I had a big pile of carrots to work with as well, and despite the blistering heat I had a bee in my bonnet to make carrot soup. Don’t ask me why. It just sounded good.
I have a ragtag collection of pots and pans, one of these, one of those, and a couple that work well for soup. Rather than pull out my Dutch oven, I decided I would use my pasta pot- one of those that has a strainer insert, since I was feeling extra cheflike and wanted to make my own stock while I was at it. This attention to detail was a rare moment in my otherwise box-filled cooking life, I assure you.
So I opened the pots and pans cabinet, reached into the back, and pulled out the soup pot.
And screamed like the mom on Tom and Jerry.
After realizing it had legs and wasn’t some sort of viper planted in wait by an assassin, I regained my composure and looked a little more closely at the interloper. He appeared to be passed from this world. I tilted the pot back and forth and watched him slide sadly back and forth motionlessly.
Since I was alone in the house and had no one to witness this odd phenomenon, I had to take a picture. It was while I was positioning the pot that I thought I noticed a flicker of a toe. Could it be? Was he alive?
I took the pot outside. Brody, sensing something interesting afoot, was right underfoot. When the sunlight hit the bottom of the pot, the lizard started squirming like a vampire hit by the first ray of dawn. Oh yes. He was alive.
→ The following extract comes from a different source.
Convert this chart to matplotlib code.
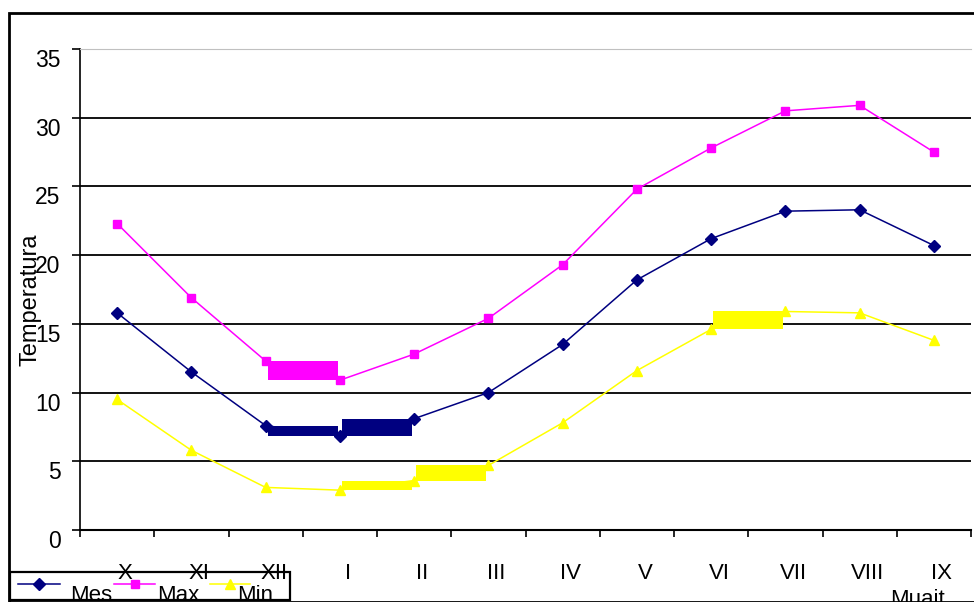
import matplotlib

matplotlib.use("Agg")
import matplotlib.pyplot as plt
import matplotlib.transforms as mtransforms
from matplotlib.lines import Line2D
from matplotlib.patches import Rectangle

plt.rcParams["font.family"] = ["Liberation Sans", "DejaVu Sans"]

# data
months = ["X", "XI", "XII", "I", "II", "III", "IV", "V", "VI", "VII", "VIII", "IX"]
mes = [15.8, 11.5, 7.6, 6.85, 8.1, 10.0, 13.5, 18.2, 21.2, 23.2, 23.3, 20.7]
tmax = [22.3, 16.9, 12.3, 10.9, 12.8, 15.4, 19.3, 24.8, 27.8, 30.5, 30.9, 27.5]
tmin = [9.5, 5.8, 3.1, 2.9, 3.6, 4.7, 7.8, 11.6, 14.6, 15.9, 15.8, 13.8]
# segments the old renderer filled as solid blocks (start index of segment)
mes_blocks = [2, 3]
max_blocks = [2]
min_blocks = [3, 4, 8]

W, H = 974, 602
fig = plt.figure(figsize=(W / 100, H / 100), dpi=100)


def px(x0, y0, x1, y1):
    return [x0 / W, 1 - y1 / H, (x1 - x0) / W, (y1 - y0) / H]


ax = fig.add_axes(px(80, 49, 971, 530))
x = list(range(len(months)))

series = [
    ("Mes", mes, "#000080", "D", 6.5, mes_blocks),
    ("Max", tmax, "#FF00FF", "s", 6, max_blocks),
    ("Min", tmin, "#FFFF00", "^", 7.5, min_blocks),
]

for name, vals, col, mk, ms, blocks in series:
    for i in blocks:
        lo, hi = min(vals[i], vals[i + 1]), max(vals[i], vals[i + 1])
        ax.fill_between([x[i] + 0.03, x[i + 1] - 0.03], lo, hi, color=col, lw=0, zorder=3)
    ax.plot(x, vals, color=col, marker=mk, ms=ms, lw=1.1, zorder=4)

ax.set_xlim(-0.5, len(months) - 0.5)
ax.set_ylim(0, 35)
ax.set_yticks(range(0, 36, 5))
ax.yaxis.grid(True, color="black", lw=1.3)
ax.set_axisbelow(True)
ax.set_xticks([i - 0.5 for i in range(len(months) + 1)])
ax.set_xticklabels([])
ax.set_xticks(x, minor=True)
ax.set_xticklabels(months, minor=True, fontsize=16)
ax.tick_params(axis="x", which="minor", length=0, pad=24)
ax.tick_params(axis="x", which="major", length=5, width=1.2, direction="out")
ax.tick_params(axis="y", length=6, width=1.2, direction="out", labelsize=16.5, pad=8)

for lab in ax.get_xticklabels(minor=True):
    lab.set_transform(lab.get_transform() + mtransforms.ScaledTranslation(8 / 100, 0, fig.dpi_scale_trans))
for lab in ax.get_yticklabels():
    lab.set_transform(lab.get_transform() + mtransforms.ScaledTranslation(0, -9 / 100, fig.dpi_scale_trans))

ax.spines["right"].set_visible(False)
ax.spines["top"].set_color("#c0c0c0")
ax.spines["left"].set_linewidth(1.2)
ax.spines["bottom"].set_linewidth(1.5)

fig.text(31 / W, 1 - 300 / H, "Temperatura", rotation=90, fontsize=17, ha="center", va="center")
fig.text(917 / W, 1 - 589 / H, "Muait", fontsize=16, ha="center", va="top")

# outer frame
fig.patches.append(Rectangle((9 / W, 0), 1.0, 1 - 13 / H, transform=fig.transFigure,
                             fill=False, ec="black", lw=2, clip_on=False))

# legend box
fig.patches.append(Rectangle((10 / W, 1 - 600 / H), 280 / W, 28 / H, transform=fig.transFigure,
                             fill=False, ec="black", lw=1.6))
leg_x = [(18, 60, 70), (114, 155, 157), (210, 250, 237)]
for (name, vals, col, mk, ms, blocks), (a, b, t) in zip(series, leg_x):
    yy = 1 - 584 / H
    fig.add_artist(Line2D([a / W, b / W], [yy, yy], color=col, lw=1.1, transform=fig.transFigure))
    fig.add_artist(Line2D([(a + b) / 2 / W], [yy], color=col, marker=mk, ms=ms, transform=fig.transFigure))
    fig.text(t / W, 1 - 585 / H, name, fontsize=16, ha="left", va="top")

fig.savefig("out.png", dpi=100)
Shooing Brody away, I dumped the lizard into the iceplant and went back in to scrub the pot. And inspect the cabinet, which was found to be otherwise skink, skunk, bug, and other creature-free.
Cute, isn’t he?
My husband’s first response was, “Why didn’t you keep him?” This from the guy who threatened grave consequences should I take home any more pets. I said I figured the poor thing had suffered enough without being subjected to a lifetime of being stared at by Apollo.
I am flummoxed- positively befuddled- at the notion of a lizard, soon discovered to be a Western skink, arriving in my soup pot from his standard scrub habitat. He needed to enter the house, then enter the cabinet, then get up the side of a large slippery pot. I suppose he could theoretically have wound up there when the pot was last used and drying in the kitchen, but I don’t even know when that was.
It has been suggested that Apollo, jealous of my cooking segment for the dogs, was merely trying to give me a suggestion. In which case, he is surely sorely disappointed. The Potage Crecy Sans Skink, c’est magnifique.